Abstract
Purpose :
We previously showed that loss of the small heat shock protein αA-crystallin leads to an increase in zebrafish lens developmental defects. However, loss of neither αB-crystallin altered lens development, and gene expression data suggest that αB-crystallin mRNA is not found in the lens through 5 days post fertilization (dpf). Therefore, we examined when αB-crystallin genes (cryaba and cryabb) become expressed in the zebrafish lens. We also assessed the impact of α-crystallin loss on lens clarity through 24mpf (months post fertilization).
Methods :
Zebrafish mutant lines were generated using CRISPR/Cas9 editing and loss of α-crystallins was confirmed by mass spectrometry. Reverse transcription qPCR included two reference genes (eef1a1l1 and rpl13a), negative RT controls and biological and technical triplicates. Lens clarity was assessed with DIC microscopy and ImageJ was used to quantify fish lengths and lens diameters. Statistical analyses were done in R and MedCalc.
Results :
Quantitative PCR showed cryaba mRNA in the lens by 10dpf and increasing at 19dpf. Lens cryabb mRNA was also present by 10dpf, but at lower levels than cryaba, and increased steadily into adulthood. Wild-type zebrafish showed cataract development with age, with 35% and 31% of individuals containing lens opacities at 18 and 24mpf, respectively.
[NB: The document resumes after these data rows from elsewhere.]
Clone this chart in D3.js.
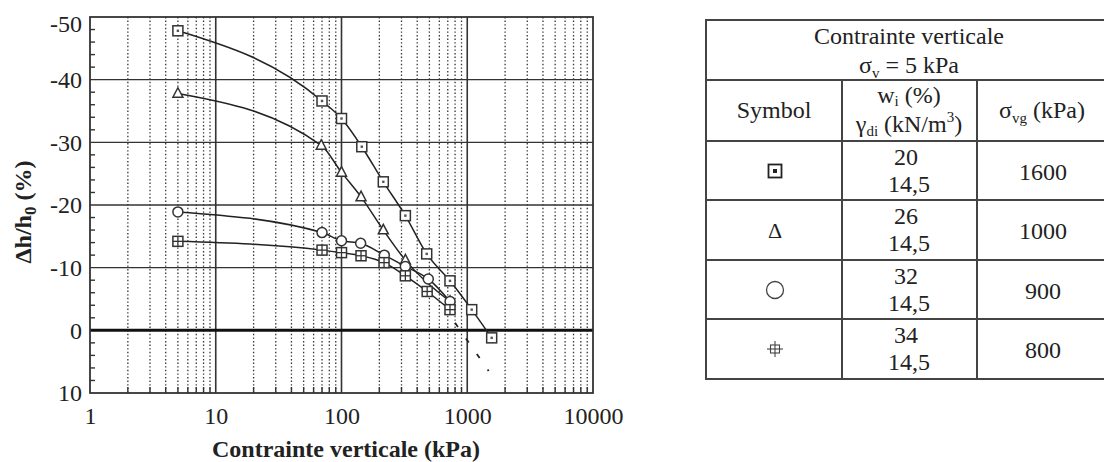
<!DOCTYPE html>
<html><head><meta charset="utf-8">
<script src="https://cdn.jsdelivr.net/npm/d3@7"></script>
<style>body{margin:0;background:#fff}svg{display:block}text{font-family:"Liberation Serif","Times New Roman",serif;fill:#222}</style>
</head><body><svg id="c" width="1104" height="462"></svg>
<script>
// ---- data ----
const xTickValues = [1, 10, 100, 1000, 10000];
const xTickLabels = ["1", "10", "100", "1000", "10000"];
const yTickValues = [-50, -40, -30, -20, -10, 0, 10];
const yTickLabels = ["-50", "-40", "-30", "-20", "-10", "0", "10"];

const sqX = [5, 70, 100, 145, 215, 322, 476, 729, 1085, 1564];
const sqY = [-47.8, -36.6, -33.8, -29.3, -23.7, -18.3, -12.2, -7.9, -3.3, 1.2];
const triX = [5, 69, 100, 143, 215, 322, 730];
const triY = [-37.8, -29.5, -25.2, -21.3, -16.0, -11.2, -4.6];
const cirX = [5, 70, 100, 142, 219, 322, 490, 730];
const cirY = [-18.9, -15.6, -14.3, -13.9, -12.0, -10.2, -8.2, -4.6];
const crX = [5, 70, 100, 143, 218, 322, 480, 729];
const crY = [-14.2, -12.8, -12.4, -11.9, -10.8, -8.7, -6.2, -3.3];
const dashX = [800, 1480];
const dashY = [-1.2, 6.5];

const tableW = ["20", "26", "32", "34"];
const tableGamma = ["14,5", "14,5", "14,5", "14,5"];
const tableSvg = ["1600", "1000", "900", "800"];
const tableSym = ["sqdot", "tri", "circle", "cross"];

// ---- chart ----
const svg = d3.select("#c");
const x = d3.scaleLog().domain([1, 10000]).range([90, 593]);
const y = d3.scaleLinear().domain([-50, 10]).range([17, 393]);
const g = svg.append("g");

const minors = [];
for (let d = 1; d < 10000; d *= 10) for (let k = 2; k <= 9; k++) minors.push(d * k);
g.selectAll(".mv").data(minors).enter().append("line")
  .attr("x1", d => x(d)).attr("x2", d => x(d)).attr("y1", y(-50)).attr("y2", y(10))
  .attr("stroke", "#333").attr("stroke-width", 1.3).attr("stroke-dasharray", "1.4,2.2");
g.selectAll(".Mv").data([10, 100, 1000]).enter().append("line")
  .attr("x1", d => x(d)).attr("x2", d => x(d)).attr("y1", y(-50)).attr("y2", y(10))
  .attr("stroke", "#333").attr("stroke-width", 1.6);
g.selectAll(".hg").data([-40, -30, -20, -10]).enter().append("line")
  .attr("x1", x(1)).attr("x2", x(10000)).attr("y1", d => y(d)).attr("y2", d => y(d))
  .attr("stroke", "#333").attr("stroke-width", 1.4);
g.append("line").attr("x1", x(1)).attr("x2", x(10000)).attr("y1", y(0)).attr("y2", y(0))
  .attr("stroke", "#111").attr("stroke-width", 3);

const yMinor = d3.range(-48, 10, 2).filter(v => v % 10 !== 0);
g.selectAll(".ymt").data(yMinor).enter().append("line")
  .attr("x1", x(1)).attr("x2", x(1) + 5).attr("y1", d => y(d)).attr("y2", d => y(d))
  .attr("stroke", "#333").attr("stroke-width", 1.4);
g.selectAll(".xmt").data(minors).enter().append("line")
  .attr("x1", d => x(d)).attr("x2", d => x(d)).attr("y1", y(10)).attr("y2", y(10) - 6)
  .attr("stroke", "#333").attr("stroke-width", 1.4);

g.append("rect").attr("x", x(1)).attr("y", y(-50)).attr("width", x(10000) - x(1)).attr("height", y(10) - y(-50))
  .attr("fill", "none").attr("stroke", "#333").attr("stroke-width", 1.8);

const xAxis = d3.axisBottom(x).tickValues(xTickValues).tickFormat((d, i) => xTickLabels[i]).tickSize(0).tickPadding(14);
const xa = svg.append("g").attr("transform", `translate(0,${y(10)})`).call(xAxis);
xa.select(".domain").remove();
xa.selectAll("text").attr("font-size", 24).attr("font-family", "Liberation Serif").attr("fill", "#222");
const yAxis = d3.axisLeft(y).tickValues(yTickValues).tickFormat((d, i) => yTickLabels[i]).tickSize(0).tickPadding(8);
const ya = svg.append("g").attr("transform", `translate(${x(1)},0)`).call(yAxis);
ya.select(".domain").remove();
ya.selectAll("text").attr("font-size", 24).attr("font-family", "Liberation Serif").attr("fill", "#222")
  .attr("transform", d => d === -50 ? "translate(0,7)" : null);

svg.append("text").attr("x", 346).attr("y", 457).attr("text-anchor", "middle")
  .attr("font-size", 24).attr("font-weight", "bold").text("Contrainte verticale (kPa)");
const yt = svg.append("text").attr("transform", "translate(31,212) rotate(-90)").attr("text-anchor", "middle")
  .attr("font-size", 24).attr("font-weight", "bold");
yt.append("tspan").text("Δh/h");
yt.append("tspan").attr("font-size", 17).attr("dy", 5).text("0");
yt.append("tspan").attr("dy", -5).text(" (%)");

const line = d3.line().x(d => x(d[0])).y(d => y(d[1])).curve(d3.curveMonotoneX);
const series = [
  { xs: sqX, ys: sqY, sym: "sqdot" },
  { xs: triX, ys: triY, sym: "tri" },
  { xs: cirX, ys: cirY, sym: "circle" },
  { xs: crX, ys: crY, sym: "cross" }
];
series.forEach(s => {
  const pts = s.xs.map((v, i) => [v, s.ys[i]]);
  g.append("path").attr("d", line(pts)).attr("fill", "none").attr("stroke", "#222").attr("stroke-width", 1.5);
});
g.append("path").attr("d", d3.line().x(d => x(d[0])).y(d => y(d[1]))(dashX.map((v, i) => [v, dashY[i]])))
  .attr("fill", "none").attr("stroke", "#222").attr("stroke-width", 1.8).attr("stroke-dasharray", "5,14");

function marker(sel, type, cx, cy, s) {
  const st = "#333";
  if (type === "sqdot") {
    sel.append("rect").attr("x", cx - s / 2).attr("y", cy - s / 2).attr("width", s).attr("height", s)
      .attr("fill", "#fff").attr("stroke", st).attr("stroke-width", 1.5);
    sel.append("rect").attr("x", cx - 1.2).attr("y", cy - 1.2).attr("width", 2.4).attr("height", 2.4).attr("fill", "#555");
  } else if (type === "tri") {
    const h = s * 0.95;
    sel.append("path").attr("d", `M${cx},${cy - h * 0.6}L${cx + s / 2},${cy + h * 0.4}L${cx - s / 2},${cy + h * 0.4}Z`)
      .attr("fill", "#fff").attr("stroke", st).attr("stroke-width", 1.5);
  } else if (type === "circle") {
    sel.append("circle").attr("cx", cx).attr("cy", cy).attr("r", s / 2)
      .attr("fill", "#fff").attr("stroke", st).attr("stroke-width", 1.5);
  } else if (type === "cross") {
    sel.append("rect").attr("x", cx - s / 2).attr("y", cy - s / 2).attr("width", s).attr("height", s)
      .attr("fill", "#fff").attr("stroke", st).attr("stroke-width", 1.5);
    sel.append("line").attr("x1", cx - s / 2).attr("x2", cx + s / 2).attr("y1", cy).attr("y2", cy).attr("stroke", st).attr("stroke-width", 1.3);
    sel.append("line").attr("x1", cx).attr("x2", cx).attr("y1", cy - s / 2).attr("y2", cy + s / 2).attr("stroke", st).attr("stroke-width", 1.3);
  }
}
series.forEach(s => {
  s.xs.forEach((v, i) => marker(g, s.sym, x(v), y(s.ys[i]), 10));
});

// ---- table ----
const T = svg.append("g");
const tl = 706, tr = 1104, c1 = 842, c2 = 977;
const rows = [20, 80, 141, 200, 260, 319, 379];
rows.forEach(r => T.append("line").attr("x1", tl).attr("x2", tr).attr("y1", r).attr("y2", r).attr("stroke", "#444").attr("stroke-width", 2));
T.append("line").attr("x1", tl).attr("x2", tl).attr("y1", 19).attr("y2", 380).attr("stroke", "#444").attr("stroke-width", 2);
[c1, c2].forEach(c => T.append("line").attr("x1", c).attr("x2", c).attr("y1", 80).attr("y2", 379).attr("stroke", "#444").attr("stroke-width", 2));

const fs = 24, sub = 15;
T.append("text").attr("x", 909).attr("y", 44).attr("text-anchor", "middle").attr("font-size", fs).text("Contrainte verticale");
const sv = T.append("text").attr("x", 909).attr("y", 73).attr("text-anchor", "middle").attr("font-size", fs);
sv.append("tspan").text("σ");
sv.append("tspan").attr("font-size", sub).attr("dy", 5).text("v");
sv.append("tspan").attr("dy", -5).text(" = 5 kPa");
T.append("text").attr("x", 774).attr("y", 118).attr("text-anchor", "middle").attr("font-size", fs).text("Symbol");
const wi = T.append("text").attr("x", 909).attr("y", 103).attr("text-anchor", "middle").attr("font-size", fs);
wi.append("tspan").text("w");
wi.append("tspan").attr("font-size", sub).attr("dy", 3).text("i");
wi.append("tspan").attr("dy", -3).text(" (%)");
const gd = T.append("text").attr("x", 909).attr("y", 132).attr("text-anchor", "middle").attr("font-size", fs);
gd.append("tspan").text("γ");
gd.append("tspan").attr("font-size", sub).attr("dy", 4).text("di");
gd.append("tspan").attr("dy", -4).text(" (kN/m");
gd.append("tspan").attr("font-size", sub).attr("dy", -10).text("3");
gd.append("tspan").attr("dy", 10).text(")");
const sg = T.append("text").attr("x", 1042).attr("y", 118).attr("text-anchor", "middle").attr("font-size", fs);
sg.append("tspan").text("σ");
sg.append("tspan").attr("font-size", sub).attr("dy", 5).text("vg");
sg.append("tspan").attr("dy", -5).text(" (kPa)");

tableW.forEach((w, i) => {
  const top = rows[i + 2];
  T.append("text").attr("x", 906).attr("y", top + 24).attr("text-anchor", "middle").attr("font-size", fs).text(w);
  T.append("text").attr("x", 909).attr("y", top + 51).attr("text-anchor", "middle").attr("font-size", fs).text(tableGamma[i]);
  T.append("text").attr("x", 1043).attr("y", top + 39).attr("text-anchor", "middle").attr("font-size", fs).text(tableSvg[i]);
  const cy = top + 30, cx = 775;
  const sym = tableSym[i];
  if (sym === "sqdot") {
    T.append("rect").attr("x", cx - 6.5).attr("y", cy - 6.5).attr("width", 13).attr("height", 13).attr("fill", "none").attr("stroke", "#222").attr("stroke-width", 1.8);
    T.append("rect").attr("x", cx - 2).attr("y", cy - 2).attr("width", 4).attr("height", 4).attr("fill", "#222");
  } else if (sym === "tri") {
    T.append("text").attr("x", cx).attr("y", cy + 8).attr("text-anchor", "middle").attr("font-size", 22).text("Δ");
  } else if (sym === "circle") {
    T.append("circle").attr("cx", cx).attr("cy", cy).attr("r", 8.5).attr("fill", "none").attr("stroke", "#444").attr("stroke-width", 1.3);
  } else {
    T.append("rect").attr("x", cx - 4.5).attr("y", cy - 4).attr("width", 9).attr("height", 8).attr("fill", "none").attr("stroke", "#444").attr("stroke-width", 1.1);
    T.append("line").attr("x1", cx - 8).attr("x2", cx + 8).attr("y1", cy).attr("y2", cy).attr("stroke", "#444").attr("stroke-width", 1.1);
    T.append("line").attr("x1", cx).attr("x2", cx).attr("y1", cy - 8).attr("y2", cy + 8).attr("stroke", "#444").attr("stroke-width", 1.1);
  }
});
</script></body></html>
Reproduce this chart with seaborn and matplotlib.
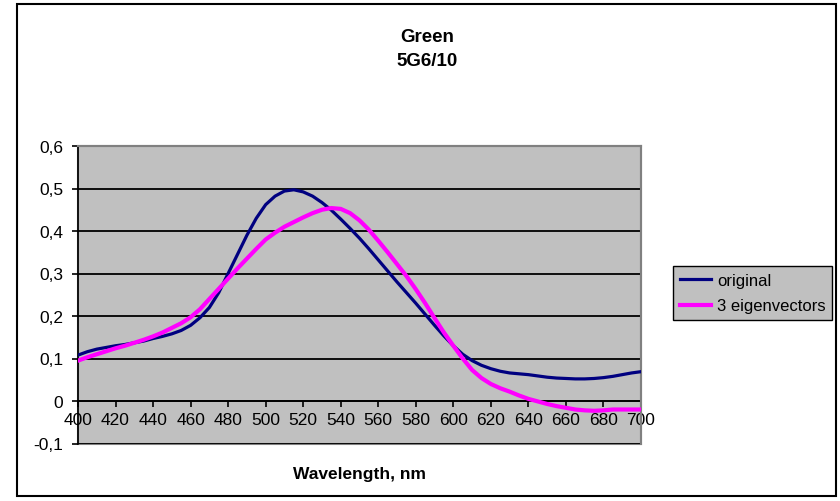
import numpy as np
import pandas as pd
import matplotlib
matplotlib.use("Agg")
import matplotlib.pyplot as plt
from matplotlib.patches import Rectangle
from matplotlib.lines import Line2D
from matplotlib.ticker import FuncFormatter, FixedLocator
import seaborn as sns

# ---- data ----
wavelength = list(range(400, 701, 5))
original = [0.108, 0.116, 0.122, 0.126, 0.130, 0.133, 0.137, 0.141, 0.147, 0.152,
            0.158, 0.166, 0.178, 0.196, 0.220, 0.255, 0.300, 0.345, 0.390, 0.430,
            0.462, 0.482, 0.494, 0.497, 0.492, 0.482, 0.467, 0.449, 0.428, 0.406,
            0.383, 0.358, 0.332, 0.306, 0.280, 0.255, 0.230, 0.204, 0.178, 0.153,
            0.130, 0.110, 0.095, 0.084, 0.076, 0.070, 0.066, 0.064, 0.062, 0.059,
            0.056, 0.054, 0.053, 0.052, 0.052, 0.053, 0.055, 0.058, 0.062, 0.066, 0.069]
eigen3 = [0.095, 0.103, 0.110, 0.117, 0.124, 0.130, 0.137, 0.144, 0.152, 0.161,
          0.172, 0.183, 0.197, 0.216, 0.240, 0.264, 0.288, 0.312, 0.335, 0.358,
          0.380, 0.396, 0.410, 0.421, 0.432, 0.442, 0.450, 0.454, 0.452, 0.442,
          0.425, 0.403, 0.377, 0.350, 0.322, 0.294, 0.263, 0.230, 0.195, 0.161,
          0.130, 0.100, 0.073, 0.054, 0.040, 0.030, 0.022, 0.013, 0.005, -0.001,
          -0.007, -0.012, -0.016, -0.020, -0.022, -0.023, -0.022, -0.020, -0.020, -0.020, -0.020]
series_names = ["original", "3 eigenvectors"]
series_colors = ["#000080", "#FF00FF"]
x_ticks = list(range(400, 701, 20))
y_ticks = [-0.1, 0.0, 0.1, 0.2, 0.3, 0.4, 0.5, 0.6]
title_lines = ["Green", "5G6/10"]
x_label = "Wavelength, nm"

df = pd.DataFrame({
    "wl": wavelength * 2,
    "val": original + eigen3,
    "series": [series_names[0]] * len(wavelength) + [series_names[1]] * len(wavelength),
})

plt.rcParams["font.family"] = ["Liberation Sans", "DejaVu Sans"]

fig = plt.figure(figsize=(8.4, 5.02), dpi=100)
ax = fig.add_axes([78 / 840, 1 - 444.5 / 502, (641 - 78) / 840, (444.5 - 147) / 502])
ax.set_facecolor("#C0C0C0")

sns.lineplot(data=df, x="wl", y="val", hue="series", palette=dict(zip(series_names, series_colors)),
             ax=ax, legend=False, sort=False)
lines = ax.get_lines()
for line, lw, z in zip(lines, [2.3, 3.0], [3, 4]):
    line.set_linewidth(lw)
    line.set_zorder(z)
    line.set_solid_joinstyle("round")

ax.set_xlim(400, 700)
ax.set_ylim(-0.1, 0.6)
ax.xaxis.set_major_locator(FixedLocator(x_ticks))
ax.yaxis.set_major_locator(FixedLocator(y_ticks))

def yfmt(v, pos):
    if abs(v) < 1e-9:
        return "0"
    return f"{v:.1f}".replace(".", ",")

ax.yaxis.set_major_formatter(FuncFormatter(yfmt))
ax.yaxis.grid(True, color="black", linewidth=1.3)
ax.set_axisbelow(True)

for s in ["top", "right"]:
    ax.spines[s].set_color("#808080")
    ax.spines[s].set_linewidth(1.5)
ax.spines["left"].set_color("black")
ax.spines["left"].set_linewidth(1.2)
ax.spines["bottom"].set_position(("data", 0))
ax.spines["bottom"].set_color("black")
ax.spines["bottom"].set_linewidth(1.2)
ax.spines["bottom"].set_zorder(2)
ax.add_patch(Rectangle((0, 0), 1, 1, transform=ax.transAxes, fill=False,
                       edgecolor="#808080", linewidth=1.5, clip_on=False, zorder=0.5))

ax.tick_params(axis="x", direction="out", length=4.5, width=1.2, pad=3.5, labelsize=12.5, colors="black")
ax.tick_params(axis="y", direction="out", length=4.5, width=1.2, pad=6, labelsize=12.5, colors="black")
ax.set_xlabel("")
ax.set_ylabel("")

fig.text(427 / 840, 1 - 37 / 502, title_lines[0], ha="center", va="center", fontsize=13.5, fontweight="bold")
fig.text(427 / 840, 1 - 62 / 502, title_lines[1], ha="center", va="center", fontsize=13.5, fontweight="bold")
fig.text(359.5 / 840, 1 - 475 / 502, x_label, ha="center", va="center", fontsize=12.5, fontweight="bold")

# outer chart frame
fig.add_artist(Rectangle((17 / 840, 1 - 497 / 502), (836 - 17) / 840, (497 - 5) / 502,
                         transform=fig.transFigure, fill=False, edgecolor="black", linewidth=1.5))

handles = [Line2D([], [], color=c, linewidth=lw) for c, lw in zip(series_colors, [2.3, 3.0])]
leg = fig.legend(handles, series_names, loc="upper left", bbox_to_anchor=(673 / 840, 1 - 267 / 502),
                 frameon=True, fancybox=False, edgecolor="black", facecolor="#C0C0C0", framealpha=1,
                 fontsize=12, handlelength=1.9, handletextpad=0.35, labelspacing=0.65,
                 borderpad=0.4, borderaxespad=0)
leg.get_frame().set_linewidth(1.0)

fig.savefig("out.png", dpi=100)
Loss of αA-crystallin did not increase the prevalence of general lens opacity through 18mpf, with a 24mpf timepoint still to be collected. However, loss of αBa-crystallin did increase cataract at 24mpf (p-value=0.021) and cryaba mutants were more likely to contain a unique localized anterior opacity (p-value=0.005). cryaba mutants also had smaller lenses than wild-type fish at 18 and 24mpf (p-values=0.012 and 0.003).
Conclusions :
The lack of a phenotype in our aging αA-crystallin null zebrafish lenses differs from findings in the mouse knockout model, which had smaller lenses and noticeable opacity by 10 weeks of age. Interestingly, it was loss of the lens-specific αBa-crystallin that led to increased general opacity, an anterior defect and smaller lenses. These results may suggest a switch in the relative importance of αA- and αBa-crystallin to maintenance of lens transparency during zebrafish aging. These findings impact the use of zebrafish in studying age-related cataract and our understanding of how α-crystallins have evolved to function in the vertebrate lens.
This abstract was presented at the 2023 ARVO Annual Meeting, held in New Orleans, LA, April 23-27, 2023.